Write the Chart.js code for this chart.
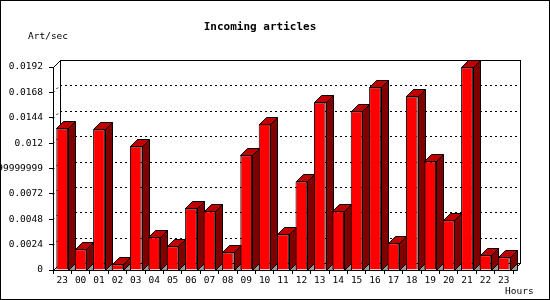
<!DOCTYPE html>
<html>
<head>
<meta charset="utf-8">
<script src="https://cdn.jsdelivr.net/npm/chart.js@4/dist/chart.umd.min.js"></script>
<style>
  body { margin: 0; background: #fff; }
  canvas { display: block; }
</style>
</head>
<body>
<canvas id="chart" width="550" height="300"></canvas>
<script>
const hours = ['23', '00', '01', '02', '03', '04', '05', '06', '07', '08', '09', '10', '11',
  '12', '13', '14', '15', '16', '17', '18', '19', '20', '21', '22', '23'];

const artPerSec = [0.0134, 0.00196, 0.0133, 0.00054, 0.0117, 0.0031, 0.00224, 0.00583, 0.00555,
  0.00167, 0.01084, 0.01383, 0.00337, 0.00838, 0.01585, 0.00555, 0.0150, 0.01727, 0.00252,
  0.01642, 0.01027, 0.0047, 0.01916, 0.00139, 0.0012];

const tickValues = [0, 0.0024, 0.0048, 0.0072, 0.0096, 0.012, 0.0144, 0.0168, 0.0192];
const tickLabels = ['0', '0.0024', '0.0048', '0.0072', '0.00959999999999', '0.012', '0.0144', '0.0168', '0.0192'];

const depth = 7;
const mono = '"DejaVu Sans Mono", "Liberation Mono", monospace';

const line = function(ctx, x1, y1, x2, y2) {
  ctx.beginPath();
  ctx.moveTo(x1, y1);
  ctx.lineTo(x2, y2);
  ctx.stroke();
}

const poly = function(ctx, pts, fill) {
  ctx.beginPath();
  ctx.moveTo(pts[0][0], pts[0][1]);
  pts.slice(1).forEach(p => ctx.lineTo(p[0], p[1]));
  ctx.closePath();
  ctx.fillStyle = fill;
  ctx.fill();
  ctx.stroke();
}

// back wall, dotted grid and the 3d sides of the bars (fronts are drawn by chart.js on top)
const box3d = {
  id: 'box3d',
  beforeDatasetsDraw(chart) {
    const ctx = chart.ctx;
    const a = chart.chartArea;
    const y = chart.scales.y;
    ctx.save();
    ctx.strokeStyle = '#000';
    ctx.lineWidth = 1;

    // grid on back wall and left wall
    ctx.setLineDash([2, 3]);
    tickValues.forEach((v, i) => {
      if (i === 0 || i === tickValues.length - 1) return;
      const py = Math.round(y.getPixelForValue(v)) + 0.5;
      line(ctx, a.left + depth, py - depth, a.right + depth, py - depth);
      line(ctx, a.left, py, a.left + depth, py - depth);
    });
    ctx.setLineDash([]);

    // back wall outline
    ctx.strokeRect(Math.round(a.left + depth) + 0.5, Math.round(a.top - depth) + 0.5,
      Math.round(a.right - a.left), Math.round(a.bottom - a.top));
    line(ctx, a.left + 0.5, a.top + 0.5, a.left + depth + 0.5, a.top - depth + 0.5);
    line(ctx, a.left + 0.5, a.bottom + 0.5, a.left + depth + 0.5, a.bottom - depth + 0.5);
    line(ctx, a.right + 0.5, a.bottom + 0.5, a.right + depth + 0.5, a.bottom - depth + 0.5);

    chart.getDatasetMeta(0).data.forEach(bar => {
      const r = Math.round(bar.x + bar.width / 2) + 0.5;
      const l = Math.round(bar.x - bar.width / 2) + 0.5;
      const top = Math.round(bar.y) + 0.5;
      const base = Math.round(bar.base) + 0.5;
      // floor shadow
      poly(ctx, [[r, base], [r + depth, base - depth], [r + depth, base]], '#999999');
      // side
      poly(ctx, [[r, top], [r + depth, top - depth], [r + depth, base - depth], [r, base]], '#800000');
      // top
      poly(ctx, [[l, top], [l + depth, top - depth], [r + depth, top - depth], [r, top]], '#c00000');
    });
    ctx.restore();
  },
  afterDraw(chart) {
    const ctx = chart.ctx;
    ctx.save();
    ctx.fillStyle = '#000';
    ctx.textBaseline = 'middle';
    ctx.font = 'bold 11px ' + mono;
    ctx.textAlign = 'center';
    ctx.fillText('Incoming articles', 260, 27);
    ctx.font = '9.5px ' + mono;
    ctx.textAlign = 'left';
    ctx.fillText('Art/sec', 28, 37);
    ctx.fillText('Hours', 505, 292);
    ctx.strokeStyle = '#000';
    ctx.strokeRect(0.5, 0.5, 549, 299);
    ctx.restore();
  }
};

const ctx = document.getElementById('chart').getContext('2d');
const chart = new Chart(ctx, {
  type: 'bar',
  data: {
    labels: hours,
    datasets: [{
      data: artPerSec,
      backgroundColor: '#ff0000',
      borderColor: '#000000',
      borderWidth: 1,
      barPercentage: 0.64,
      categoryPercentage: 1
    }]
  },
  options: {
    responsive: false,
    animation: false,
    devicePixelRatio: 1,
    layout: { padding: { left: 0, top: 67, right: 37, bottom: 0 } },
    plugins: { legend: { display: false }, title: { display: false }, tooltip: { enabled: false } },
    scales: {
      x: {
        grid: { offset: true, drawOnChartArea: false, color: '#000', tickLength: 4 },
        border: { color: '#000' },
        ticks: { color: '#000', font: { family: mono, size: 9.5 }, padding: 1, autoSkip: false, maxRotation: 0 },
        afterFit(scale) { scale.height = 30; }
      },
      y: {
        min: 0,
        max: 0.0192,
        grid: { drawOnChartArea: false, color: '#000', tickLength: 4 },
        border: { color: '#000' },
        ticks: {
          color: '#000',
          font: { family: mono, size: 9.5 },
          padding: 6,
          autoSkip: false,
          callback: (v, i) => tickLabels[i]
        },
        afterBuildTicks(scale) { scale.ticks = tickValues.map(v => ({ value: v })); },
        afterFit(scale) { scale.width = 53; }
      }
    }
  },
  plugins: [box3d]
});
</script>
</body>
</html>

═══

Task instructions = Print the listing above in full, exactly as written. Omit any pictures.

Expected answer =
Write the Chart.js code for this chart.
<!DOCTYPE html>
<html>
<head>
<meta charset="utf-8">
<script src="https://cdn.jsdelivr.net/npm/chart.js@4/dist/chart.umd.min.js"></script>
<style>
  body { margin: 0; background: #fff; }
  canvas { display: block; }
</style>
</head>
<body>
<canvas id="chart" width="550" height="300"></canvas>
<script>
const hours = ['23', '00', '01', '02', '03', '04', '05', '06', '07', '08', '09', '10', '11',
  '12', '13', '14', '15', '16', '17', '18', '19', '20', '21', '22', '23'];

const artPerSec = [0.0134, 0.00196, 0.0133, 0.00054, 0.0117, 0.0031, 0.00224, 0.00583, 0.00555,
  0.00167, 0.01084, 0.01383, 0.00337, 0.00838, 0.01585, 0.00555, 0.0150, 0.01727, 0.00252,
  0.01642, 0.01027, 0.0047, 0.01916, 0.00139, 0.0012];

const tickValues = [0, 0.0024, 0.0048, 0.0072, 0.0096, 0.012, 0.0144, 0.0168, 0.0192];
const tickLabels = ['0', '0.0024', '0.0048', '0.0072', '0.00959999999999', '0.012', '0.0144', '0.0168', '0.0192'];

const depth = 7;
const mono = '"DejaVu Sans Mono", "Liberation Mono", monospace';

const line = function(ctx, x1, y1, x2, y2) {
  ctx.beginPath();
  ctx.moveTo(x1, y1);
  ctx.lineTo(x2, y2);
  ctx.stroke();
}

const poly = function(ctx, pts, fill) {
  ctx.beginPath();
  ctx.moveTo(pts[0][0], pts[0][1]);
  pts.slice(1).forEach(p => ctx.lineTo(p[0], p[1]));
  ctx.closePath();
  ctx.fillStyle = fill;
  ctx.fill();
  ctx.stroke();
}

// back wall, dotted grid and the 3d sides of the bars (fronts are drawn by chart.js on top)
const box3d = {
  id: 'box3d',
  beforeDatasetsDraw(chart) {
    const ctx = chart.ctx;
    const a = chart.chartArea;
    const y = chart.scales.y;
    ctx.save();
    ctx.strokeStyle = '#000';
    ctx.lineWidth = 1;

    // grid on back wall and left wall
    ctx.setLineDash([2, 3]);
    tickValues.forEach((v, i) => {
      if (i === 0 || i === tickValues.length - 1) return;
      const py = Math.round(y.getPixelForValue(v)) + 0.5;
      line(ctx, a.left + depth, py - depth, a.right + depth, py - depth);
      line(ctx, a.left, py, a.left + depth, py - depth);
    });
    ctx.setLineDash([]);

    // back wall outline
    ctx.strokeRect(Math.round(a.left + depth) + 0.5, Math.round(a.top - depth) + 0.5,
      Math.round(a.right - a.left), Math.round(a.bottom - a.top));
    line(ctx, a.left + 0.5, a.top + 0.5, a.left + depth + 0.5, a.top - depth + 0.5);
    line(ctx, a.left + 0.5, a.bottom + 0.5, a.left + depth + 0.5, a.bottom - depth + 0.5);
    line(ctx, a.right + 0.5, a.bottom + 0.5, a.right + depth + 0.5, a.bottom - depth + 0.5);

    chart.getDatasetMeta(0).data.forEach(bar => {
      const r = Math.round(bar.x + bar.width / 2) + 0.5;
      const l = Math.round(bar.x - bar.width / 2) + 0.5;
      const top = Math.round(bar.y) + 0.5;
      const base = Math.round(bar.base) + 0.5;
      // floor shadow
      poly(ctx, [[r, base], [r + depth, base - depth], [r + depth, base]], '#999999');
      // side
      poly(ctx, [[r, top], [r + depth, top - depth], [r + depth, base - depth], [r, base]], '#800000');
      // top
      poly(ctx, [[l, top], [l + depth, top - depth], [r + depth, top - depth], [r, top]], '#c00000');
    });
    ctx.restore();
  },
  afterDraw(chart) {
    const ctx = chart.ctx;
    ctx.save();
    ctx.fillStyle = '#000';
    ctx.textBaseline = 'middle';
    ctx.font = 'bold 11px ' + mono;
    ctx.textAlign = 'center';
    ctx.fillText('Incoming articles', 260, 27);
    ctx.font = '9.5px ' + mono;
    ctx.textAlign = 'left';
    ctx.fillText('Art/sec', 28, 37);
    ctx.fillText('Hours', 505, 292);
    ctx.strokeStyle = '#000';
    ctx.strokeRect(0.5, 0.5, 549, 299);
    ctx.restore();
  }
};

const ctx = document.getElementById('chart').getContext('2d');
const chart = new Chart(ctx, {
  type: 'bar',
  data: {
    labels: hours,
    datasets: [{
      data: artPerSec,
      backgroundColor: '#ff0000',
      borderColor: '#000000',
      borderWidth: 1,
      barPercentage: 0.64,
      categoryPercentage: 1
    }]
  },
  options: {
    responsive: false,
    animation: false,
    devicePixelRatio: 1,
    layout: { padding: { left: 0, top: 67, right: 37, bottom: 0 } },
    plugins: { legend: { display: false }, title: { display: false }, tooltip: { enabled: false } },
    scales: {
      x: {
        grid: { offset: true, drawOnChartArea: false, color: '#000', tickLength: 4 },
        border: { color: '#000' },
        ticks: { color: '#000', font: { family: mono, size: 9.5 }, padding: 1, autoSkip: false, maxRotation: 0 },
        afterFit(scale) { scale.height = 30; }
      },
      y: {
        min: 0,
        max: 0.0192,
        grid: { drawOnChartArea: false, color: '#000', tickLength: 4 },
        border: { color: '#000' },
        ticks: {
          color: '#000',
          font: { family: mono, size: 9.5 },
          padding: 6,
          autoSkip: false,
          callback: (v, i) => tickLabels[i]
        },
        afterBuildTicks(scale) { scale.ticks = tickValues.map(v => ({ value: v })); },
        afterFit(scale) { scale.width = 53; }
      }
    }
  },
  plugins: [box3d]
});
</script>
</body>
</html>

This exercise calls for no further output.